In Newtonian Mechanics, we basically solve the equation: $$F(x,t)= m \frac{d^2x} {dt^2}$$ Since this is a second-order differential equation, you need two boundary conditions. In the Newtonian framework, boundary conditions are initial position and initial velocity.
So putting the values you get the trajectory of the particle.
Suppose, you get the trajectory of the particle as $y=f(x,t)$, Then you can get velocity as $v= \frac{dx}{dt}=f'(x,t)$
So knowledge of $v(t)$ is implicit in classical mechanics. without the knowledge of $v$ you don't have analytical knowledge of position, so you can't find out the velocity.
Also, In other formulations such as Lagrangian and Hamiltonian formulation position and velocity are very much intertwined.

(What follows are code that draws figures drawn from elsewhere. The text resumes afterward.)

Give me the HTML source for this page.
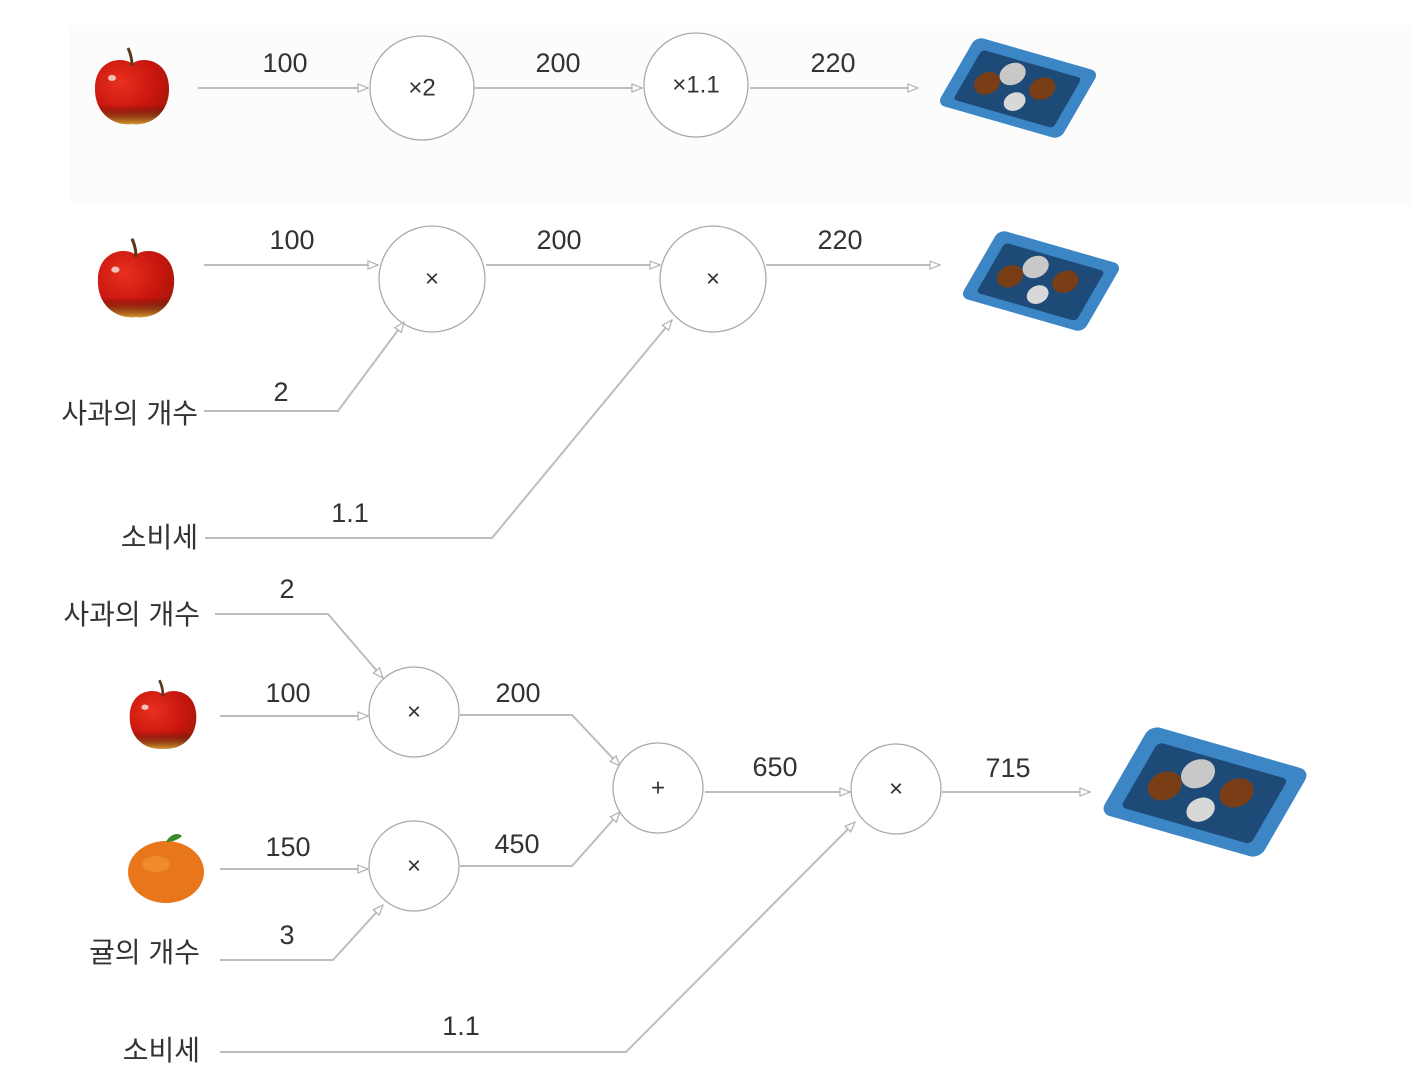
<!DOCTYPE html>
<html><head><meta charset="utf-8"><style>
html,body{margin:0;padding:0;background:#fff;}
svg{display:block;}
text{font-family:"Liberation Sans","Noto Sans CJK KR","NanumGothic",sans-serif;fill:#333;}
.n{font-size:27px;text-anchor:middle;}
.k{font-size:28px;text-anchor:end;}
.c{font-size:24px;text-anchor:middle;dominant-baseline:middle;}
.l{stroke:#bdbdbd;stroke-width:2;fill:none;marker-end:url(#ah);}
.ci{fill:#fff;stroke:#aaa;stroke-width:1.3;}
</style></head><body>
<svg width="1411" height="1074" viewBox="0 0 1411 1074" xmlns="http://www.w3.org/2000/svg">
<defs>
<marker id="ah" markerWidth="12" markerHeight="10" refX="11" refY="5" orient="auto" markerUnits="userSpaceOnUse">
<path d="M1,1 L11,5 L1,9 Z" fill="#fff" stroke="#b0b0b0" stroke-width="1.2"/>
</marker>
<radialGradient id="ag" cx="0.35" cy="0.35" r="0.8">
<stop offset="0" stop-color="#e8301e"/><stop offset="0.6" stop-color="#c8150e"/><stop offset="1" stop-color="#9a1a08"/>
</radialGradient>
<linearGradient id="ab" x1="0" y1="0" x2="0" y2="1">
<stop offset="0.7" stop-color="#000" stop-opacity="0"/><stop offset="1" stop-color="#d8a030" stop-opacity="0.95"/>
</linearGradient>
<g id="apple">
<path d="M0,-26 C-8,-34 -36,-32 -37,-3 C-38,22 -20,36 0,34 C20,36 38,22 37,-3 C36,-32 8,-34 0,-26 Z" fill="url(#ag)"/>
<path d="M0,-26 C-8,-34 -36,-32 -37,-3 C-38,22 -20,36 0,34 C20,36 38,22 37,-3 C36,-32 8,-34 0,-26 Z" fill="url(#ab)"/>
<path d="M0,-24 C0,-32 -2,-38 -4,-42" stroke="#5a3a1a" stroke-width="3" fill="none"/>
<ellipse cx="-20" cy="-12" rx="4" ry="3" fill="#fff" opacity="0.7"/>
</g>
<g id="tray">
<g transform="rotate(16) skewX(-14)">
<rect x="-64" y="-38" width="128" height="76" rx="8" fill="#3d86c6"/>
<rect x="-52" y="-27" width="104" height="56" rx="4" fill="#1e4a78"/>
<circle cx="-12" cy="-12" r="12" fill="#c8c8c8"/>
<circle cx="-30" cy="4" r="12" fill="#7a3e16"/>
<circle cx="22" cy="-6" r="12" fill="#7a3e16"/>
<circle cx="4" cy="14" r="10" fill="#d8d8d8"/>
</g>
</g>
</defs>

<rect x="70" y="25" width="1341" height="180" fill="#fcfcfc"/>

<!-- Row 1 -->
<use href="#apple" transform="translate(132,90) scale(1)"/>
<line class="l" x1="198" y1="88" x2="368" y2="88"/>
<text class="n" x="285" y="72">100</text>
<circle class="ci" cx="422" cy="88" r="52"/><text class="c" x="422" y="89">×2</text>
<line class="l" x1="474" y1="88" x2="642" y2="88"/>
<text class="n" x="558" y="72">200</text>
<circle class="ci" cx="696" cy="85" r="52"/><text class="c" x="696" y="86">×1.1</text>
<line class="l" x1="750" y1="88" x2="918" y2="88"/>
<text class="n" x="833" y="72">220</text>
<use href="#tray" transform="translate(1018,88)"/>

<!-- Row 2 -->
<use href="#apple" transform="translate(136,282) scale(1.03)"/>
<line class="l" x1="204" y1="265" x2="378" y2="265"/>
<text class="n" x="292" y="249">100</text>
<circle class="ci" cx="432" cy="279" r="53"/><text class="c" x="432" y="280">×</text>
<line class="l" x1="486" y1="265" x2="660" y2="265"/>
<text class="n" x="559" y="249">200</text>
<circle class="ci" cx="713" cy="279" r="53"/><text class="c" x="713" y="280">×</text>
<line class="l" x1="766" y1="265" x2="940" y2="265"/>
<text class="n" x="840" y="249">220</text>
<use href="#tray" transform="translate(1041,281)"/>
<text class="k" x="198" y="423">사과의 개수</text>
<polyline class="l" points="204,411 338,411 404,322"/>
<text class="n" x="281" y="401">2</text>
<text class="k" x="198" y="547">소비세</text>
<polyline class="l" points="205,538 492,538 672,320"/>
<text class="n" x="350" y="522">1.1</text>

<!-- Row 3 -->
<text class="k" x="200" y="624">사과의 개수</text>
<polyline class="l" points="215,614 328,614 383,678"/>
<text class="n" x="287" y="598">2</text>
<use href="#apple" transform="translate(163,718) scale(0.9)"/>
<line class="l" x1="220" y1="716" x2="368" y2="716"/>
<text class="n" x="288" y="702">100</text>
<circle class="ci" cx="414" cy="712" r="45"/><text class="c" x="414" y="713">×</text>
<polyline class="l" points="460,715 572,715 620,766"/>
<text class="n" x="518" y="702">200</text>
<circle class="ci" cx="658" cy="788" r="45"/><text class="c" x="658" y="789">+</text>
<g transform="translate(166,870)">
<ellipse cx="0" cy="2" rx="38" ry="31" fill="#e8761a"/>
<ellipse cx="-10" cy="-6" rx="14" ry="8" fill="#f39a3a" opacity="0.6"/>
<path d="M0,-28 C4,-36 12,-38 16,-34 C12,-30 6,-28 0,-28 Z" fill="#3a8a2a"/>
</g>
<line class="l" x1="220" y1="869" x2="368" y2="869"/>
<text class="n" x="288" y="856">150</text>
<circle class="ci" cx="414" cy="866" r="45"/><text class="c" x="414" y="867">×</text>
<polyline class="l" points="460,866 572,866 620,812"/>
<text class="n" x="517" y="853">450</text>
<text class="n" x="287" y="944">3</text>
<text class="k" x="200" y="962">귤의 개수</text>
<polyline class="l" points="220,960 333,960 383,905"/>
<line class="l" x1="705" y1="792" x2="850" y2="792"/>
<text class="n" x="775" y="776">650</text>
<circle class="ci" cx="896" cy="789" r="45"/><text class="c" x="896" y="790">×</text>
<line class="l" x1="942" y1="792" x2="1090" y2="792"/>
<text class="n" x="1008" y="777">715</text>
<use href="#tray" transform="translate(1205,792) scale(1.3)"/>
<text class="k" x="200" y="1060">소비세</text>
<polyline class="l" points="220,1052 626,1052 855,822"/>
<text class="n" x="461" y="1035">1.1</text>
</svg>
</body></html>
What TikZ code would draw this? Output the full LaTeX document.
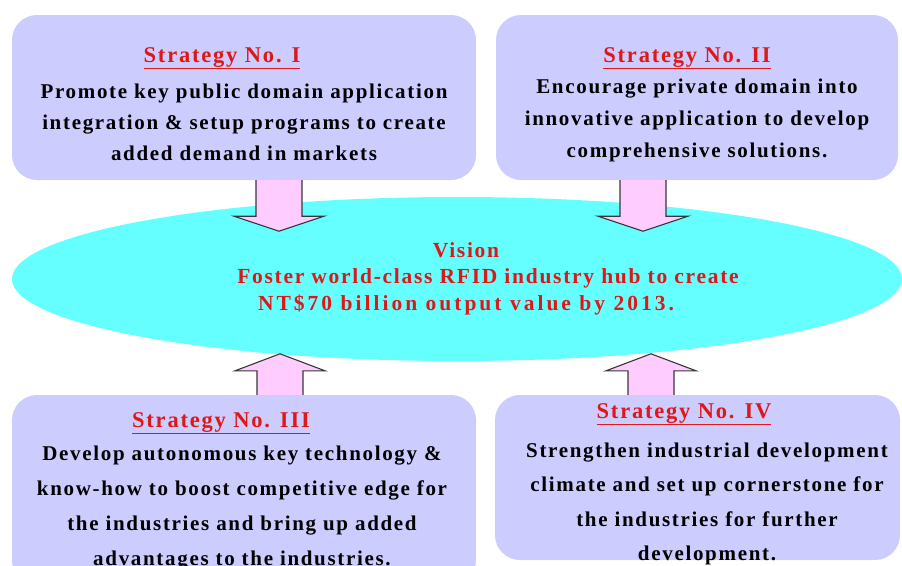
\documentclass[tikz,border=0pt]{standalone}
\usepackage{fontspec}
\setmainfont{Liberation Serif}
\newfontfamily\fontlarga{Liberation Serif}[LetterSpace=8]
\usetikzlibrary{shapes.geometric}
\definecolor{lavanda}{RGB}{204,204,255}
\definecolor{ciano}{RGB}{102,255,255}
\definecolor{rosa}{RGB}{255,204,255}
\definecolor{rosso}{RGB}{222,24,24}
\definecolor{bordo}{RGB}{55,55,55}

\begin{document}
\begin{tikzpicture}[x=1pt,y=-1pt,
  riquadro/.style={rectangle,rounded corners=25pt,fill=lavanda,inner sep=0pt},
  titolo/.style={anchor=base,text=rosso,font=\fontlarga\bfseries\fontsize{22.5}{26}\selectfont},
  testo/.style={align=center,inner sep=0pt,font=\fontlarga\bfseries\fontsize{21}{#1}\selectfont},
  freccia/.style={fill=rosa,draw=bordo,line width=1.1pt,line join=miter}]

\def\frecciagiu{-- ++(0,36) -- ++(-22,0) -- ++(45,15) -- ++(45,-15) -- ++(-22,0) -- ++(0,-36)}
\def\frecciasu{-- ++(0,-24) -- ++(-22,0) -- ++(45,-17) -- ++(45,17) -- ++(-22,0) -- ++(0,24)}

\useasboundingbox (0,0) rectangle (902,565);
\clip (0,0) rectangle (902,565);

%visione
\node[ellipse,fill=ciano,inner sep=0pt,minimum width=890pt,minimum height=164pt] (vis) at (457,279) {};
\node[testo=26.5,text=rosso,font=\fontlarga\bfseries\fontsize{21.5}{26.5}\selectfont] (vtesto) at (466,278.5)
  {Vision\\\hspace*{44pt}Foster world-class RFID industry hub to create\\
   \addfontfeatures{LetterSpace=14}NT\$70 billion output value by 2013.};

%strategie
\node[riquadro,minimum width=464pt,minimum height=165pt] (s1) at (244,97.5) {};
\node[riquadro,minimum width=402pt,minimum height=165pt] (s2) at (697,97.5) {};
\node[riquadro,minimum width=464pt,minimum height=190pt] (s3) at (244,490) {};
\node[riquadro,minimum width=405pt,minimum height=165pt] (s4) at (697.5,477.5) {};

%frecce
\draw[freccia] ([xshift=12pt]s1.south) \frecciagiu;
\draw[freccia] ([xshift=-77pt]s2.south) \frecciagiu;
\draw[freccia] ([xshift=13pt]s3.north) \frecciasu;
\draw[freccia] ([xshift=-69.5pt]s4.north) \frecciasu;

%testi
\node[titolo] (t1) at (222,62) {\underline{Strategy No. I}};
\node[testo=31] (d1) at (244,122) {Promote key public domain application\\integration \& setup programs to create\\added demand in markets};

\node[titolo] (t2) at (687,62) {\underline{Strategy No. II}};
\node[testo=32] (d2) at (697,120) {Encourage private domain into\\innovative application to develop\\comprehensive solutions.};

\node[titolo] (t3) at (221,427) {\underline{Strategy No. III}};
\node[testo=35] (d3) at (242,508) {Develop autonomous key technology \&\\know-how to boost competitive edge for\\the industries and bring up added\\advantages to the industries.};

\node[titolo] (t4) at (684,418) {\underline{Strategy No. IV}};
\node[testo=34.5] (d4) at (707,504) {Strengthen industrial development\\climate and set up cornerstone for\\the industries for further\\development.};

\end{tikzpicture}
\end{document}
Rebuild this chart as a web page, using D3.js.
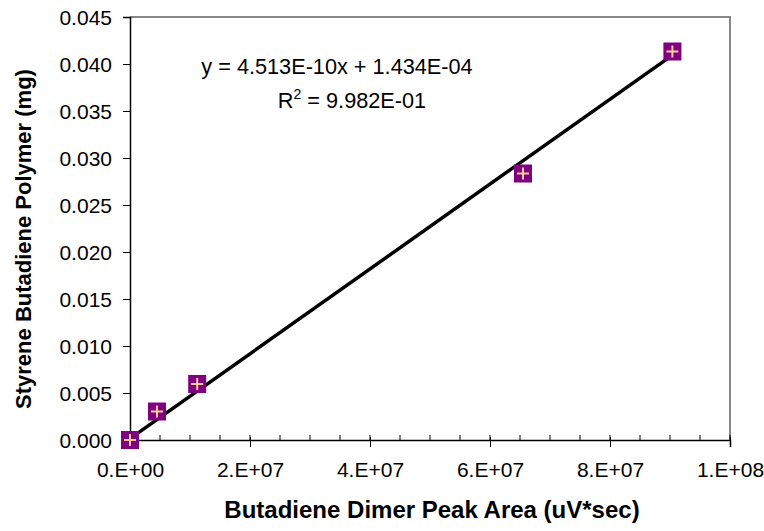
<!DOCTYPE html>
<html>
<meta charset='utf-8'>
<head>
<title>Styrene Butadiene Calibration</title>
<script src='https://d3js.org/d3.v7.min.js'></script>
<style>
body { margin: 0; background: #fff; }
text { font-family: Arial, 'Liberation Sans', sans-serif; fill: #000; }
</style>
</head>

<body>
<div id='my_dataviz'></div>

<script>
// values
var peakArea = [0, 4.5e6, 1.12e7, 6.55e7, 9.04e7]
var polymerMg = [0, 0.00303, 0.00596, 0.02835, 0.04133]
var slope = 4.513e-10, intercept = 1.434e-4
var xTicks = [0, 2e7, 4e7, 6e7, 8e7, 1e8]
var xTickLabels = ['0.E+00', '2.E+07', '4.E+07', '6.E+07', '8.E+07', '1.E+08']
var yTicks = [0, 0.005, 0.010, 0.015, 0.020, 0.025, 0.030, 0.035, 0.040, 0.045]

var margin = {top: 17, right: 34, bottom: 91, left: 130},
    width = 764 - margin.left - margin.right,
    height = 531 - margin.top - margin.bottom;

var root = d3.select('#my_dataviz')
    .append('svg')
    .attr('width', 764)
    .attr('height', 531)

var svg = root.append('g')
    .attr('transform', 'translate(' + margin.left + ',' + margin.top + ')');

var x = d3.scaleLinear().domain([0, 1e8]).range([0, width])
var y = d3.scaleLinear().domain([0, 0.045]).range([height, 0])

// top and right frame
svg.append('path')
    .attr('d', 'M0,0H' + width + 'V' + height)
    .style('fill', 'none')
    .style('stroke', '#888')
    .style('stroke-width', 2)

// y axis
var yAxis = svg.append('g')
    .call(d3.axisLeft(y).tickValues(yTicks).tickSize(7).tickPadding(11).tickFormat(d3.format('.3f')))
yAxis.select('.domain').style('stroke-width', 1.5)
yAxis.selectAll('text').style('font-size', '21px').attr('dy', '0.36em')

// x axis minor ticks (inside)
var minor = d3.range(0, 1e8 + 1, 5e6)
svg.append('g')
    .selectAll('line')
    .data(minor)
    .enter()
    .append('line')
    .attr('x1', (d) => x(d))
    .attr('x2', (d) => x(d))
    .attr('y1', height - 5)
    .attr('y2', height)
    .style('stroke', '#000')

var xAxis = svg.append('g')
    .attr('transform', 'translate(0,' + height + ')')
    .call(d3.axisBottom(x).tickValues(xTicks).tickSize(7).tickPadding(15)
        .tickFormat((d, i) => xTickLabels[i]))
xAxis.select('.domain').style('stroke-width', 1.5)
xAxis.selectAll('.tick line').attr('y1', -3)
xAxis.selectAll('text').style('font-size', '21px')

// trend line
var xMax = d3.max(peakArea)
svg.append('line')
    .attr('x1', x(0))
    .attr('y1', y(intercept))
    .attr('x2', x(xMax))
    .attr('y2', y(slope * xMax + intercept))
    .style('stroke', '#000')
    .style('stroke-width', 3.5)

// markers
var pts = svg.selectAll('.pt')
    .data(peakArea.map((d, i) => [d, polymerMg[i]]))
    .enter()
    .append('g')
    .attr('class', 'pt')
    .attr('transform', (d) => 'translate(' + x(d[0]) + ',' + y(d[1]) + ')')

pts.append('rect')
    .attr('x', -9).attr('y', -9)
    .attr('width', 18).attr('height', 18)
    .style('fill', '#800080')

pts.append('path')
    .attr('d', 'M-6,0H6M0,-6V6')
    .style('stroke', '#FFCC99')
    .style('stroke-width', 2)

// equation
svg.append('text')
    .attr('x', 207)
    .attr('y', 57)
    .style('text-anchor', 'middle')
    .style('font-size', '21.7px')
    .text('y = 4.513E-10x + 1.434E-04')

var r2 = svg.append('text')
    .attr('x', 222)
    .attr('y', 91)
    .style('text-anchor', 'middle')
    .style('font-size', '21.7px')
r2.append('tspan').text('R')
r2.append('tspan').attr('dy', -9).style('font-size', '14px').text('2')
r2.append('tspan').attr('dy', 9).text(' = 9.982E-01')

// axis titles
root.append('text')
    .attr('x', 432)
    .attr('y', 518)
    .style('text-anchor', 'middle')
    .style('font-weight', 'bold')
    .style('font-size', '24px')
    .text('Butadiene Dimer Peak Area (uV*sec)')

root.append('text')
    .attr('transform', 'translate(31,239) rotate(-90)')
    .style('text-anchor', 'middle')
    .style('font-weight', 'bold')
    .style('font-size', '22px')
    .text('Styrene Butadiene Polymer (mg)')
</script>
</body>
</html>
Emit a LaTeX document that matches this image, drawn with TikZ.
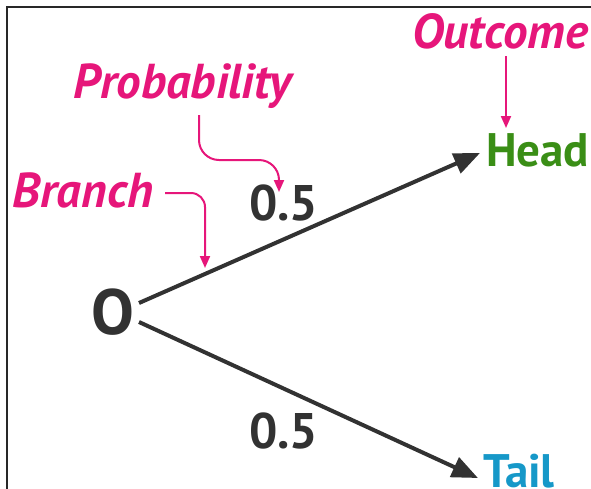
\documentclass[tikz,border=0pt]{standalone}
\usepackage{fontspec}
\setmainfont{PT Sans}
\usetikzlibrary{arrows.meta}
\definecolor{pinkc}{RGB}{230,22,122}
\definecolor{darkc}{RGB}{50,50,50}
\definecolor{greenc}{RGB}{58,142,22}
\definecolor{bluec}{RGB}{22,152,200}
\definecolor{framec}{RGB}{40,40,40}
\begin{document}
\begin{tikzpicture}[x=1pt,y=-1pt,
  lbl/.style={anchor=base west,inner sep=0pt,text=pinkc,font=\fontsize{49}{49}\selectfont\bfseries\itshape},
  num/.style={anchor=base west,inner sep=0pt,text=darkc,font=\fontsize{50}{50}\selectfont\bfseries},
  outc/.style={anchor=base west,inner sep=0pt,font=\fontsize{47}{47}\selectfont\bfseries},
  branchline/.style={draw=darkc,line width=4pt,-{Triangle[length=26pt,width=21pt]}},
  callout/.style={draw=pinkc,line width=2pt,-{Triangle[length=12pt,width=10pt]}}]
\useasboundingbox (0,0) rectangle (591,488);
\begin{scope}
\clip (0,0) rectangle (591,488);
\draw[framec,line width=1.3pt] (7,7) rectangle (620,520);
\end{scope}
% texts
\node[lbl] (outcome) at (412,48) {Outcome};
\node[lbl] (prob) at (73,98) {Probability};
\node[lbl] (branch) at (12,207) {Branch};
\node[num] (p1) at (249,220) {0.5};
\node[num] (p2) at (249,448) {0.5};
\node[anchor=base,inner sep=0pt,text=darkc,font=\fontsize{64}{64}\selectfont\bfseries] (O) at (113,334) {O};
\node[outc,text=greenc] (head) at (486,166) {Head};
\node[outc,text=bluec] (tail) at (483,487) {Tail};
% connector end points
\coordinate (oUp) at (139,303);
\coordinate (oDn) at (139,322);
\coordinate (headTip) at (480,153);
\coordinate (tailTip) at (478,478);
\coordinate (outStart) at (506,56);
\coordinate (outTip) at (506,128);
\coordinate (probStart) at (199,115);
\coordinate (probTip) at (279,192);
\coordinate (brStart) at (165,193);
\coordinate (brTip) at (205,268);
% branches
\draw[branchline] (oUp) -- (headTip);
\draw[branchline] (oDn) -- (tailTip);
% callouts
\draw[callout] (outStart) -- (outTip);
\draw[callout,rounded corners=20pt] (probStart) |- (probTip |- 0,160) -- (probTip);
\draw[callout,rounded corners=14pt] (brStart) -| (brTip);
\end{tikzpicture}
\end{document}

Also, there is well-built concept of phase space, that I am not discussing.
Finding the trajectory in real space is not at all easy as it seems. Thats why concept of lagrangian formulation and phase space have been developed.
But why don't we only need $\vec{r}(t)$ since the vector of speed could be obtained by the derivation of the position ?
The way we express it is not perfectly clear, but the authors are saying that we need only $\vec{r}(t)$ and $\vec{v}(t)$ at one instant in time in order to find $\vec{r}(t)$ for all $t$.
If you already had $\vec{r}(t)$ for all $t$, then of course you could find $\vec{v}(t)$. But also, you wouldn't have any problem left to solve.
Of course if $\mathbf x = \mathbf f(t)$ is known, we don't need more information.
The problem is how to determine $\mathbf f(t)$ knowing $\mathbf F(\mathbf x)$ (force as a function of position)? We need $\mathbf x(t_0)$ and $\mathbf v(t_0)$ for some $t_0$.